Transformer inspection, monitoring, testing vital for mitigating failure risk

Isophase bus, discussed in the previous article, connects generators covered in this issue’s first two articles to step-up transformers, the subject here. Paul Griffin, VP, Doble Engineering Co, has shared his extensive knowledge of transformers at several user-group meetings over the last few years. Most recently, he presented at the 2015 7F Users Group meeting in Denver on “Asset Health Review of Transformer Fleets—Monitoring, Assessment, and Visualization” which is accessible by registered owner/operators in the forum section of the Power Users Group website.

Griffin began by offering the following reasons, among others, for ongoing tracking of transformer health and trending of O&M data:

      • Allows identification of problems in the early stages when they can still be managed.

      • Provides a ranking from normal to identify which issues require immediate attention.

      • Identifies units requiring further study to better understand risks and prioritize actions.
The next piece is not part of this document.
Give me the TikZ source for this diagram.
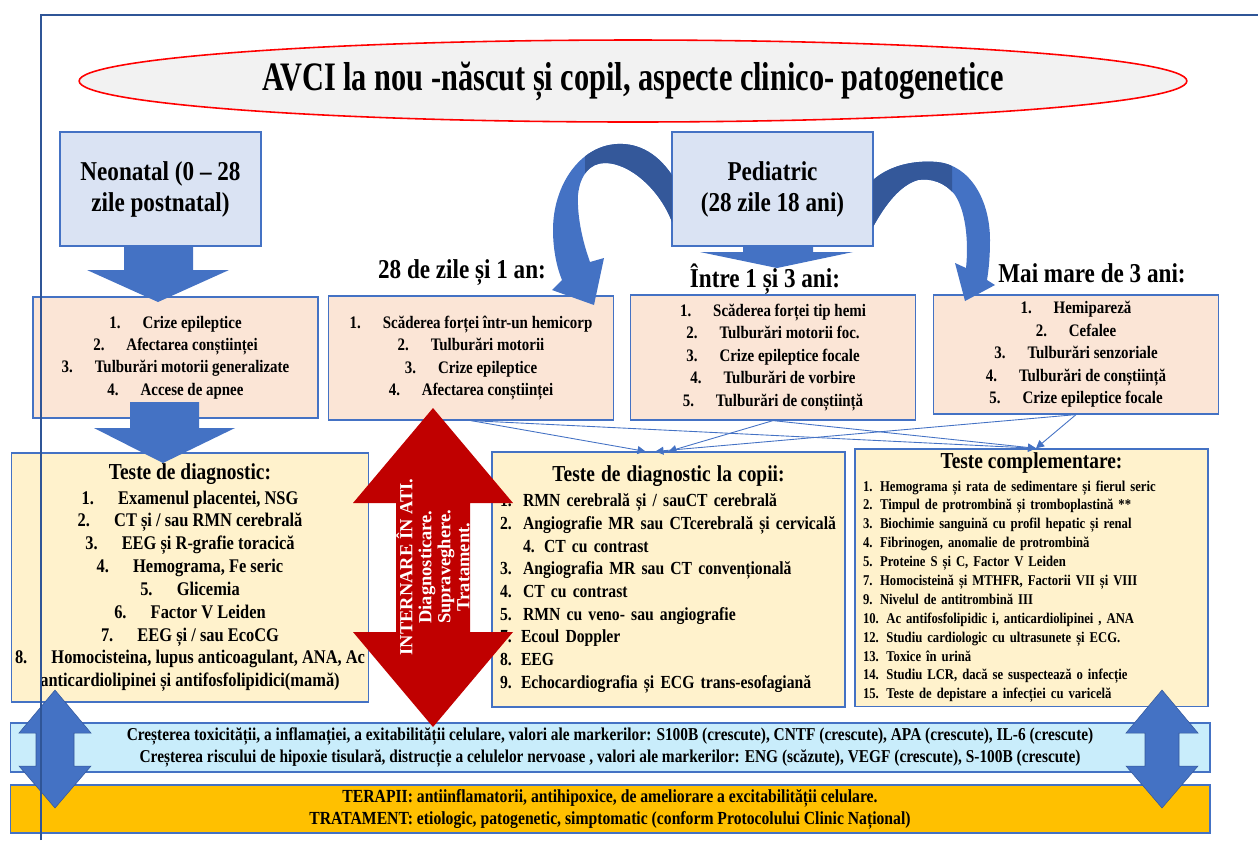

This (1) reduces the risk of unplanned outages and, in the extreme, catastrophic failure, (2) improves reliability/availability; (3) supports strategic planning for spares, and (4) saves money.

The speaker offered a couple of slides on what data should be collected to assure a valid health assessment and when/how to gather that information. Next, he explained how the data were crunched to formulate an “Overall Transformer Condition Code” and what the numerical ranking from 1 (unacceptable) to 5 (excellent) means for each unit in the fleet. Example: A “2,” described as poor, means a problem is likely and the unit should be paid attention in the very near future.
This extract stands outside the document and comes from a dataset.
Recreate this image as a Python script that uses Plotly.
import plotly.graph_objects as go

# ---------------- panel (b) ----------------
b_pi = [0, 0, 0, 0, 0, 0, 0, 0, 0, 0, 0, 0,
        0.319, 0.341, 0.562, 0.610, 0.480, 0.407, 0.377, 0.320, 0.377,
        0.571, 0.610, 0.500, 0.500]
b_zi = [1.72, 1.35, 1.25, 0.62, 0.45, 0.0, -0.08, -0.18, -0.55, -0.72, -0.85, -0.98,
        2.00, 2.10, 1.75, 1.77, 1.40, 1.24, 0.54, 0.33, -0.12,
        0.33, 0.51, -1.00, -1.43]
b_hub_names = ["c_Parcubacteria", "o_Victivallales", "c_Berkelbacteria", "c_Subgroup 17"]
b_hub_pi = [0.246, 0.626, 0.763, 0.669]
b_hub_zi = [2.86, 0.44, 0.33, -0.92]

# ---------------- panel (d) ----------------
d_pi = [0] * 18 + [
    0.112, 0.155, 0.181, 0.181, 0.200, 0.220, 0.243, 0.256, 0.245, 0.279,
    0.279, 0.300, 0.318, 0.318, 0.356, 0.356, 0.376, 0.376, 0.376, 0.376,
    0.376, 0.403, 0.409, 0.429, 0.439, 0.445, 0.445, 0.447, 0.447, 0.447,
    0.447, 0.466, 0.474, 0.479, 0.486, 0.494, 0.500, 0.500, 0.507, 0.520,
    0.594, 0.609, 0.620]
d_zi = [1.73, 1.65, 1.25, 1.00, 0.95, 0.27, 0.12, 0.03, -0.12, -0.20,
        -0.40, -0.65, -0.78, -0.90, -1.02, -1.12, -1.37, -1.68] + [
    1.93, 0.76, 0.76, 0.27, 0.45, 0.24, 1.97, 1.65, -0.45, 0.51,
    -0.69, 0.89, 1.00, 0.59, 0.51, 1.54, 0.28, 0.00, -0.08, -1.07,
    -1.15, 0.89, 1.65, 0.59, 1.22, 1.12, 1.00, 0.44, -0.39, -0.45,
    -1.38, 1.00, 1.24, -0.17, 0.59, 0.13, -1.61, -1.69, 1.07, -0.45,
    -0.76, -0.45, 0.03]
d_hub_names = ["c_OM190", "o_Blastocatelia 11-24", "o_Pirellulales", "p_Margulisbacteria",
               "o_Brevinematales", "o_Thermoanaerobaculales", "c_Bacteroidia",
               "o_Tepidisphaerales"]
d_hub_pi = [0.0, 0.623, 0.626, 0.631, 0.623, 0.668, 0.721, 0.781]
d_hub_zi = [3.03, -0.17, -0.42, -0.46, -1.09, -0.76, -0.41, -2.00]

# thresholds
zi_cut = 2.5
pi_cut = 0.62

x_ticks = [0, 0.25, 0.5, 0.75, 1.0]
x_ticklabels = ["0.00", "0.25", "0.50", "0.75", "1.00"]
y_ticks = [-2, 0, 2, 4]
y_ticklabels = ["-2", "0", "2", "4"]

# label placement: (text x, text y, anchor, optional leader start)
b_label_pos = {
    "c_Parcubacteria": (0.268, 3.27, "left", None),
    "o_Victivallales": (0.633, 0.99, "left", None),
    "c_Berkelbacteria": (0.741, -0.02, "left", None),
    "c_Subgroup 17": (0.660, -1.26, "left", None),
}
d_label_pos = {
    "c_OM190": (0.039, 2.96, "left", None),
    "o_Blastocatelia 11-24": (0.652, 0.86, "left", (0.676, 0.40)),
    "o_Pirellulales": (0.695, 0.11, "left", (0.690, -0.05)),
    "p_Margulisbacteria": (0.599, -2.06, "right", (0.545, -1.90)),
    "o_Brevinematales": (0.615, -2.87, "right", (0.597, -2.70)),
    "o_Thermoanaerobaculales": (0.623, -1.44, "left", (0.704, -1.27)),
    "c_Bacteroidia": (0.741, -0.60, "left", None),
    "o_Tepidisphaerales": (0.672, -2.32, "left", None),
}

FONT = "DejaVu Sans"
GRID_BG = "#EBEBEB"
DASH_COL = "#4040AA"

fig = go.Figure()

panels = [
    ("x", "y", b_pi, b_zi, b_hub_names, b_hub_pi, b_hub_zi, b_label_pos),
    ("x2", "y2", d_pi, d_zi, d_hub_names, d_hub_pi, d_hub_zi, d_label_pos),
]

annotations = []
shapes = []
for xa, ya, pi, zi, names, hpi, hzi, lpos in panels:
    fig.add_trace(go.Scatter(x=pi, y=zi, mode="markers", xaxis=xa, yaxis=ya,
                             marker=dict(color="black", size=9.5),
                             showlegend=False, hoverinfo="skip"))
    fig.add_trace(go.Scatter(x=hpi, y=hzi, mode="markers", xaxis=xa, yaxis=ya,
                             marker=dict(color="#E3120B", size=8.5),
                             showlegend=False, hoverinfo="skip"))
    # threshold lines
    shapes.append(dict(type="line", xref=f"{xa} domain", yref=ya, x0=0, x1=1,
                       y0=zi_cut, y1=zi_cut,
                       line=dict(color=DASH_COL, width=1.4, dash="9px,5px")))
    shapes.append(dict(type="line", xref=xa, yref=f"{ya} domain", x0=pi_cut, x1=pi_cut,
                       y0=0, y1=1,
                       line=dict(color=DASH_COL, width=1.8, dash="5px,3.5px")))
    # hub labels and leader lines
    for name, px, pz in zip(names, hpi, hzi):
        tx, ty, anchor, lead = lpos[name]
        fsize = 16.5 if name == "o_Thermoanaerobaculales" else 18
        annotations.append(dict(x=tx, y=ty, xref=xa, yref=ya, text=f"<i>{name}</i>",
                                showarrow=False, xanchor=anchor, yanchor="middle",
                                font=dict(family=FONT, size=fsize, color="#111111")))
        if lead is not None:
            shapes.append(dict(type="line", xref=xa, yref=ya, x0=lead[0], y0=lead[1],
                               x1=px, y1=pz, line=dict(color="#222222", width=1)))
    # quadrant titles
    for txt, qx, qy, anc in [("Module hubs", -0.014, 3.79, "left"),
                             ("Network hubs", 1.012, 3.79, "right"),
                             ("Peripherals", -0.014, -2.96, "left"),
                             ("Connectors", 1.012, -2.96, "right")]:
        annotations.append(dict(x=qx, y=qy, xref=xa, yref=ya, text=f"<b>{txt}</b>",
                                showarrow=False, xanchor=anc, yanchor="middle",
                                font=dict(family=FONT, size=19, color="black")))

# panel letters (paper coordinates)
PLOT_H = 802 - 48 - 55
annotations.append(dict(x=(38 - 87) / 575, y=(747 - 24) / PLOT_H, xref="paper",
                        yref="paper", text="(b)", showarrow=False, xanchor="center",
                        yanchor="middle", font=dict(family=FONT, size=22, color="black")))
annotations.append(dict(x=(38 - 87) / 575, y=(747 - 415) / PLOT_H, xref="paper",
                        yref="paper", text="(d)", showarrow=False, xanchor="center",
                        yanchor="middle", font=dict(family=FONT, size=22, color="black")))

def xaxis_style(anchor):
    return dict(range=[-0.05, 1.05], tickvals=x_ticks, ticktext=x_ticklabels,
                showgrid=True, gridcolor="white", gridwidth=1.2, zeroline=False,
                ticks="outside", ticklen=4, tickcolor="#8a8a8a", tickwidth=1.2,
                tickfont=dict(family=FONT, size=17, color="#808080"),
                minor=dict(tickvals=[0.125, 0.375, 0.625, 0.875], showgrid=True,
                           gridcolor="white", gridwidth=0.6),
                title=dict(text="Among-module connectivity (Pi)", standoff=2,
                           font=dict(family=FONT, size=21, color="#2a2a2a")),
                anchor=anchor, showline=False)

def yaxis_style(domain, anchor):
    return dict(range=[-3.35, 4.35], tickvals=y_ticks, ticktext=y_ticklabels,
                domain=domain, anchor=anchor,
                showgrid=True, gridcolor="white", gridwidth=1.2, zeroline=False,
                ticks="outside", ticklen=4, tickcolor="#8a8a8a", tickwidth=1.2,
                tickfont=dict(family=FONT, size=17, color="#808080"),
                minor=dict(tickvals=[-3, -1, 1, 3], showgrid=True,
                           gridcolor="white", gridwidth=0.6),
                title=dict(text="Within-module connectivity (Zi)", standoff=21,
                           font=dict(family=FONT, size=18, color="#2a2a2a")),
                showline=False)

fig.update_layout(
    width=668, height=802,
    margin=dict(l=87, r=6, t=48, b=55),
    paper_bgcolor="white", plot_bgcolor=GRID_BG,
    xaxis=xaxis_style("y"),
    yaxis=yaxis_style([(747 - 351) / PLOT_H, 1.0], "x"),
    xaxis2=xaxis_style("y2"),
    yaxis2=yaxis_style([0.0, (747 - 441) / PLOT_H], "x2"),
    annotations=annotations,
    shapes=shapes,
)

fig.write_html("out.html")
The Overall Transformer Condition Code, Griffin continued, is comprised of sectional codes, each weighted according to the importance of those tests to the overall health of the transformer. A summary of the various sectional codes follows:

Oil Code represents transformer condition considering oil test data only. Tests include these:

      • Dissolved gas analysis (DGA) to determine overall transformer health and ageing of the solid insulation. The three gases used as key indicators are methane, ethylene, and acetylene.                

      • Water content to determine insulation system dryness.

      • Furanic compounds formed by the degradation of solid insulation during periods of high thermal and/or electrical stress.

      • Dielectric breakdown.

      • Interfacial tension, neutralization number, and color—all indicators of oil ageing.

Electrical Code represents transformer condition considering electrical test data only.

Here’s what is tracked:

      • Overall power factor helps determine insulation condition and identify tracking and contamination.

      • Overall capacitance offers insights into any mechanical changes.

      • Bushing power factor and capacitance helps determine insulation condition, tracking, contamination, and shorted capacitive layers.

      • Bushing hot collar warns of contamination.

      • Core insulation resistance is another measure of insulation deterioration.

      • Winding resistance is indicative of loose connections, poor connections from contamination, mechanical issues, and shorted conductors.

      • Arrester insulation condition warns of moisture ingress and contamination.

      • Tracking exciting current can help identify problems in the magnetic circuit as well as shorted turns.

      • Leakage reactance helps identify mechanical changes and winding deformation.

      • Sweep-frequency response analysis is used to identify mechanical changes, winding deformation, winding movement, and shorted turns.

Mechanical Code relies on the three following tests to help determine the mechanical integrity of the transformer:

      • Leakage reactance, to warn of mechanical changes and winding deformation.

      • Sweep-frequency response analysis to identify mechanical changes, winding deformation, and winding movement.

      • Main insulation capacitance also is indicative of mechanical changes and winding deformation.

Ageing Code is based on insulation condition relative to transformer age. The lower the numerical value, the faster the insulation is ageing.

DGA Code is based on an evaluation of combustible and atmospheric gases (not carbon-oxide gases)—including their concentrations, rates of generation, and trends.

Paper Ageing Code is based on an evaluation of the carbon-oxide gases and the furanic compounds. Concentrations, production rates, and trends all are factored into the analysis.

Oil Quality Code is based on an evaluation of oil ageing and considers acidity, interfacial tension, power factor and specific gravity. Dielectric breakdown, sediment, and visual analysis also are considered.

Moisture Code is based on the concentration of water in oil. Water can be removed with proper treatment.

Other information collected and evaluated includes the following:

      • Visual field service. Transformer condition is assessed during a visual inspection. Verification of good physical and operating conditions is necessary for an accurate health assessment. Components of top interest include the tank, cooling system, and control and protective devices.

      • Operating and loading history, which impact paper ageing and serviceability.

      • Fault and short-circuit history. This includes the number, magnitude, and duration of the short circuits. Transformer internal faults and component faults, such as bushing and arrester failures, should be included in the analysis.

      • Maintenance and repair history and the impact on transformer health of corrective work done.

Wrapping up, Griffin recommended use of continuous online monitoring and diagnostics to the extent possible. Information gathered will prove invaluable, he said, if problems are detected and technical support is involved in the necessary analyses.